3. What exactly do the Revelationists believe? Are we free to write lore if there's a consensus that a particular religion or dynasty needs fleshing out?
3. The beliefs of the Revelationists are laid out very clearly in the religion's desription:
In other words, it's what happens when a backwoods preacher loses his copy of the Bible, dies, and then his kids try to create a religion based on what they remember of Christianity.
Basically, this.
Caveat: I'm not and never have been a developer for the mod, but I was an active participant in the original discussion that resulted in the Revelationists becoming a distinct thing from the Occultists of New England (they were originally both part of a generic "Occultist" faith), so I like to think that some of what I said had some influence at the time.
Take a look at the map, and draw an imaginary line from the Atlantic Ocean to the Mississippi River. At one far end, between the Atlantic and the foothills of the Appalachian Mountains, you have the Holy Columbian Confederacy and the orthodox Evangelicals: An organized religion, strongly rooted in "orthodox" Protestant theology and practice, supported by a powerful empire and all of the resources it can bring to support. Most of your clergy are going to be intelligent, literate men with a formal clerical education.
As you move westward into the Appalachian Mountains, things start getting a bit more rough-and-tumble. The links to the "civilized" world are weaker here, and education and literacy are spottier. This is where Evangelical orthodoxy gives way to the
Charismatic churches, who place less emphasis on adherence to formal rites and teachings and more on the movement of the Holy Spirit and the manifestation of its "gifts," the
charismata, as indicators of the presence of God working through an individual. This is where practices like speaking in tongues and
snake-handling as a test of faith are common. Nevertheless, there's just enough common theology underpinning the two that the Evangelicals still recognize the Charismatics as some variety of Christian, if one badly warped by heretical doctrines and practices.
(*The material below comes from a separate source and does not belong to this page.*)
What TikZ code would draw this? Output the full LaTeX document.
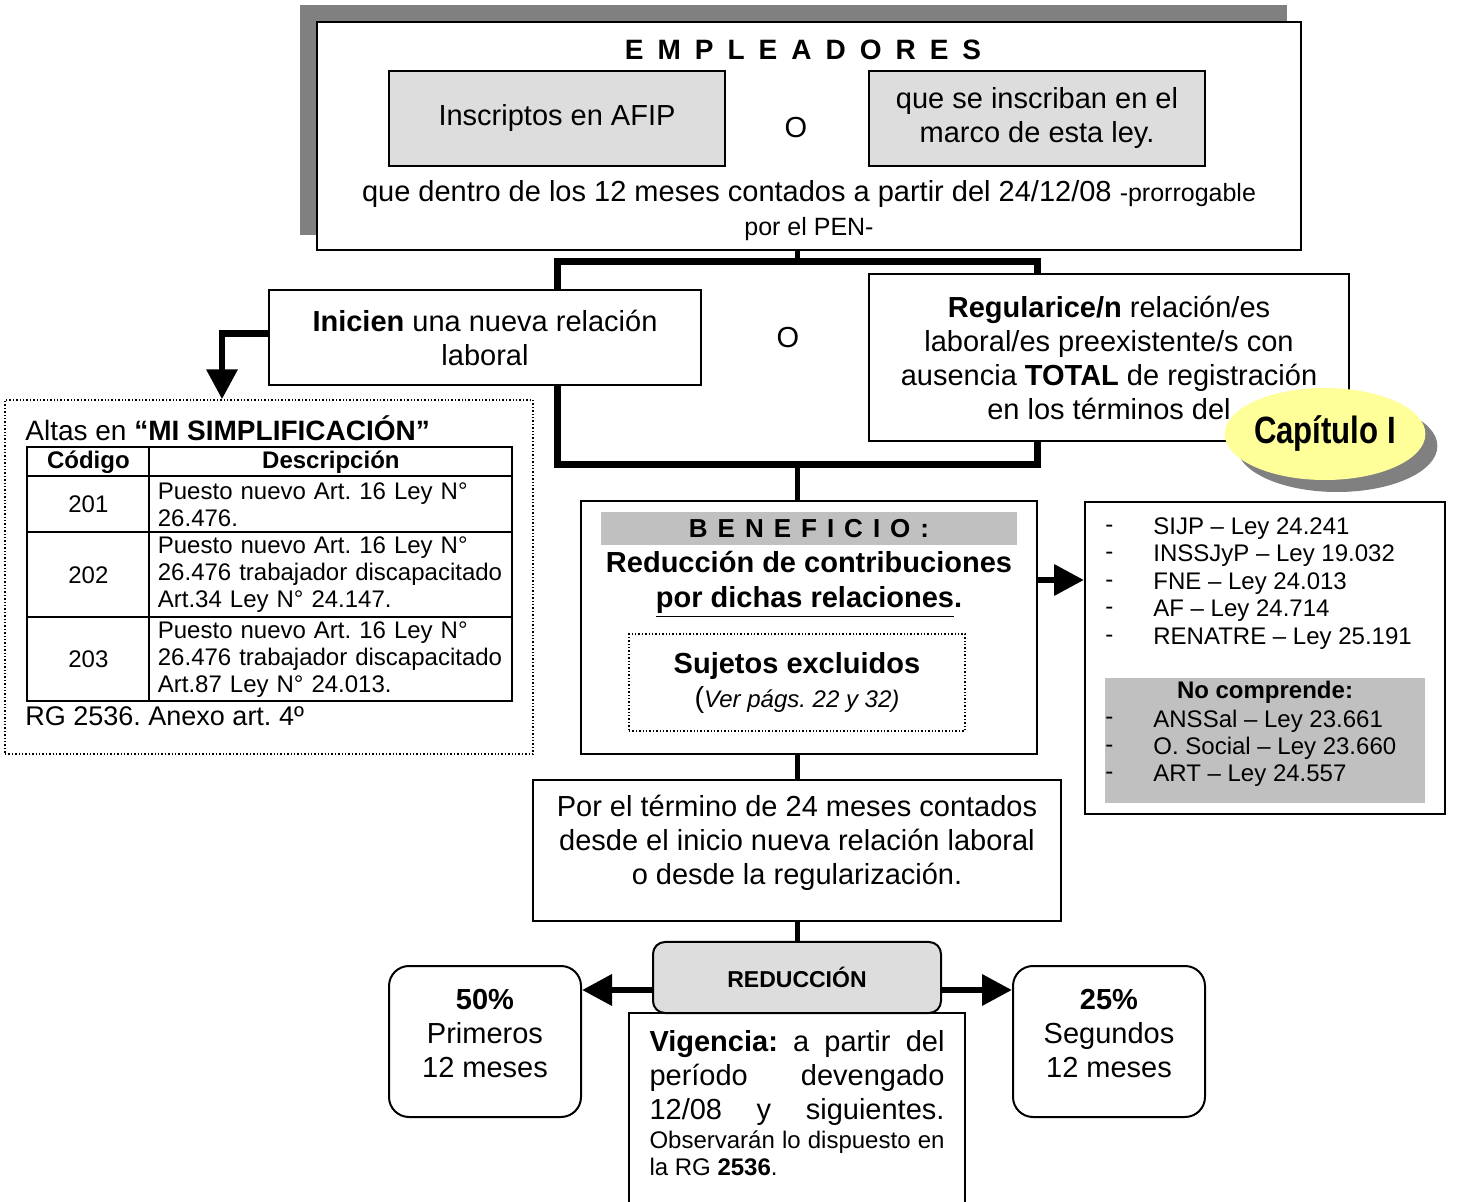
\documentclass[tikz,border=0pt]{standalone}
\usepackage{fontspec}
\setmainfont{Liberation Sans}
\newfontfamily\capfont[FakeStretch=0.82]{Liberation Sans}
\usetikzlibrary{arrows.meta,shapes.geometric,shadows,matrix}
\definecolor{grisclaro}{HTML}{DDDDDD}
\definecolor{grismedio}{HTML}{C0C0C0}
\definecolor{sombra}{HTML}{808080}
\definecolor{amarillo}{HTML}{FFFF99}
\frenchspacing

\begin{document}
\begin{tikzpicture}[x=0.5pt,y=-0.5pt,
	every node/.style={font=\fontsize{14.5}{17}\selectfont, inner sep=0pt},
	caja/.style={draw, line width=1pt, fill=white},
	gris/.style={caja, fill=grisclaro},
	punteado/.style={draw, densely dotted, line width=0.7pt},
	linea/.style={line width=2.5pt},
	flecha/.style={line width=3.3pt, -{Triangle[length=15pt,width=15pt]}},
	chica/.style={font=\fontsize{12}{13.5}\selectfont}]
\clip (0,0) rectangle (1457,1202);

\fill[sombra] (300,5) rectangle (1287,235);
\node[caja, minimum width=492pt, minimum height=114pt] (emp) at (809,136) {};
\node[font=\fontsize{14}{17}\selectfont\bfseries] (titulo) at (803,50) {\spaceskip=7pt E M P L E A D O R E S};
\node[gris, minimum width=168pt, minimum height=47.5pt] (afip) at (557,118.5) {Inscriptos en AFIP};
\node (o1) at (796,128) {O};
\node[gris, minimum width=168pt, minimum height=47.5pt, align=center] (nuevos) at (1037,118.5) {que se inscriban en el\\marco de esta ley.};
\node[align=center] (plazo) at (809,211) {que dentro de los 12 meses contados a partir del 24/12/08 {\fontsize{12.5}{15}\selectfont -prorrogable}\\{\fontsize{12.5}{15}\selectfont por el PEN-}};

\node[draw, line width=3.5pt, minimum width=239.75pt, minimum height=101.75pt] (alt) at (797.25,363.25) {};
\draw[linea] (emp.south -| alt.north) -- (alt.north);
\node[caja, minimum width=216pt, minimum height=47.5pt, align=center] (inicio) at (485,337.5) {\textbf{Inicien} una nueva relación\\laboral};
\node (o2) at (788,338) {O};
\node[caja, minimum width=240pt, minimum height=83.5pt, align=center] (regul) at (1109,357.5) {\textbf{Regularice/n} relación/es\\laboral/es preexistente/s con\\ausencia \textbf{TOTAL} de registración\\en los términos del};
\node[ellipse, fill=amarillo, minimum width=96pt, minimum height=46pt,
	drop shadow={shadow xshift=6pt, shadow yshift=-6pt, fill=sombra, opacity=1},
	font=\capfont\bfseries\fontsize{19}{19}\selectfont] (cap) at (1325,434) {Capítulo I};

\node[punteado, minimum width=264pt, minimum height=177pt] (altas) at (269,577) {};
\draw[flecha] ([yshift=2pt]inicio.west) -| ([xshift=-23.5pt]altas.north);
\node[anchor=west, font=\fontsize{14}{17}\selectfont] (altastit) at (25,428) {Altas en \textbf{“MI SIMPLIFICACIÓN”}};
\matrix (tabla) [matrix of nodes, anchor=north west, row sep=-1pt, column sep=-1pt,
	nodes={draw, line width=1pt, chica, anchor=center},
	column 1/.style={nodes={text width=61pt, align=center}},
	column 2/.style={nodes={text width=173pt, inner xsep=4.25pt, align=left}},
	row 1/.style={nodes={minimum height=14.5pt, font=\fontsize{12}{13.5}\selectfont\bfseries}},
	row 2/.style={nodes={minimum height=28pt}},
	row 3/.style={nodes={minimum height=42.5pt}},
	row 4/.style={nodes={minimum height=42pt}}] at (26,446)
{
	Código & |[align=center]| Descripción \\
	201 & Puesto nuevo Art. 16 Ley N° 26.476. \\
	202 & Puesto nuevo Art. 16 Ley N° 26.476 trabajador discapacitado Art.34 Ley N° 24.147. \\
	203 & Puesto nuevo Art. 16 Ley N° 26.476 trabajador discapacitado Art.87 Ley N° 24.013. \\
};
\node[anchor=west, font=\fontsize{13.5}{16}\selectfont] (rg) at (25,716) {RG 2536. Anexo art. 4º};

\node[caja, minimum width=228pt, minimum height=126.5pt] (benef) at (809,627.5) {};
\draw[linea] (alt.south) -- (alt.south |- benef.north);
\node[fill=grismedio, minimum width=208pt, minimum height=16.5pt, font=\fontsize{13}{15}\selectfont\bfseries] (benefit) at (809,528.5) {\spaceskip=5pt B E N E F I C I O :};
\node[align=center, font=\fontsize{14.5}{17.5}\selectfont\bfseries] (reduccion) at (809,584) {Reducción de contribuciones\\\underline{por dichas relaciones}.};
\node[punteado, minimum width=168pt, minimum height=48.5pt, align=center] (excl) at (797,682.5) {\textbf{Sujetos excluidos}\\(\fontsize{12}{17}\selectfont\textit{Ver págs. 22 y 32)}};

\node[caja, minimum width=180pt, minimum height=156pt] (leyes) at (1265,658) {};
\draw[flecha] ([yshift=23.75pt]benef.east) -- ([yshift=23.75pt]benef.east -| leyes.west);
\node[fill=grismedio, minimum width=160pt, minimum height=62.5pt] (nocomp) at (1265,740.5) {};
\foreach \ley [count=\i] in {SIJP – Ley 24.241, INSSJyP – Ley 19.032, FNE – Ley 24.013, AF – Ley 24.714, RENATRE – Ley 25.191}{
	\node[anchor=west, chica] (guion\i) at (1105,{501+27.5*\i}) {-};
	\node[anchor=west, chica] (ley\i) at (1153,{501+27.5*\i}) {\ley};
}
\node[font=\fontsize{12}{14}\selectfont\bfseries] (nocomptit) at (1265,692) {No comprende:};
\foreach \ley [count=\i] in {ANSSal – Ley 23.661, O. Social – Ley 23.660, ART – Ley 24.557}{
	\node[anchor=west, chica] (guionno\i) at (1105,{693.5+27.5*\i}) {-};
	\node[anchor=west, chica] (leyno\i) at (1153,{693.5+27.5*\i}) {\ley};
}

\node[caja, minimum width=264pt, minimum height=70.5pt] (termino) at (797,850.5) {};
\draw[linea] (termino.north |- benef.south) -- (termino.north);
\node[align=center] (terminotxt) at ([yshift=4pt]termino.center) {Por el término de 24 meses contados\\desde el inicio nueva relación laboral\\o desde la regularización.};

\node[caja, minimum width=168pt, minimum height=100pt] (vig) at (797,1113) {};
\node[text width=147.5pt, align=justify, anchor=north] (vigtxt) at (797,1030) {\tolerance=9999\parfillskip=0pt
	\textbf{Vigencia:} a partir del período devengado 12/08 y siguientes.\par\vspace{1pt}
	{\fontsize{12}{13.5}\selectfont\parfillskip=0pt plus 1fil Observarán lo dispuesto en la RG \textbf{2536}.\par}};
\node[gris, rounded corners=6pt, minimum width=144pt, minimum height=35.5pt, font=\fontsize{11.5}{14}\selectfont\bfseries] (reduc) at (797,977.5) {REDUCCIÓN};
\draw[linea] (termino.south) -- (reduc.north);

\node[caja, rounded corners=10pt, minimum width=96pt, minimum height=75.5pt] (p50) at (485,1041.5) {};
\node[align=center] (p50txt) at ([yshift=4pt]p50.center) {\textbf{50\%}\\Primeros\\12 meses};
\node[caja, rounded corners=10pt, minimum width=96pt, minimum height=75.5pt] (p25) at (1109,1041.5) {};
\node[align=center] (p25txt) at ([yshift=4pt]p25.center) {\textbf{25\%}\\Segundos\\12 meses};
\draw[flecha] ([yshift=-6.25pt]reduc.west) -- ([yshift=-6.25pt]reduc.west -| p50.east);
\draw[flecha] ([yshift=-6.25pt]reduc.east) -- ([yshift=-6.25pt]reduc.east -| p25.west);
\end{tikzpicture}
\end{document}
Move further EDIT: west, over the mountains and onto the Cumberland Plateau, and you cross over into Revelationist territory. Where the rise of the Holy Columbian Confederacy relatively soon after The End provided an environment where Evangelical Christianity could preserve some measure of continuity with its pre-Cataclysm roots, those survivors west of the mountains splintered into dozens of competing communities and tribes. The understanding of pre-Cataclysm beliefs has been altered into something else entirely by the incorporation of local folk beliefs, Charismatic rituals, and other elements from non-Christian religions into their beliefs and practices. Essentially, Revelationism is an eclectic form of
animism with Christian trappings (like the Burning Bush, the Holy Spirit, the Serpent, etc.) seemingly present on the surface but totally divorced from their original theological context. To them, the "Holy Spirit," the "Son of God," and the "Burning Bush" aren't manifestations of a single omnipotent God, but members of a pantheon of totemistic spirits that can be appeased through ritual or angered through transgression like any other.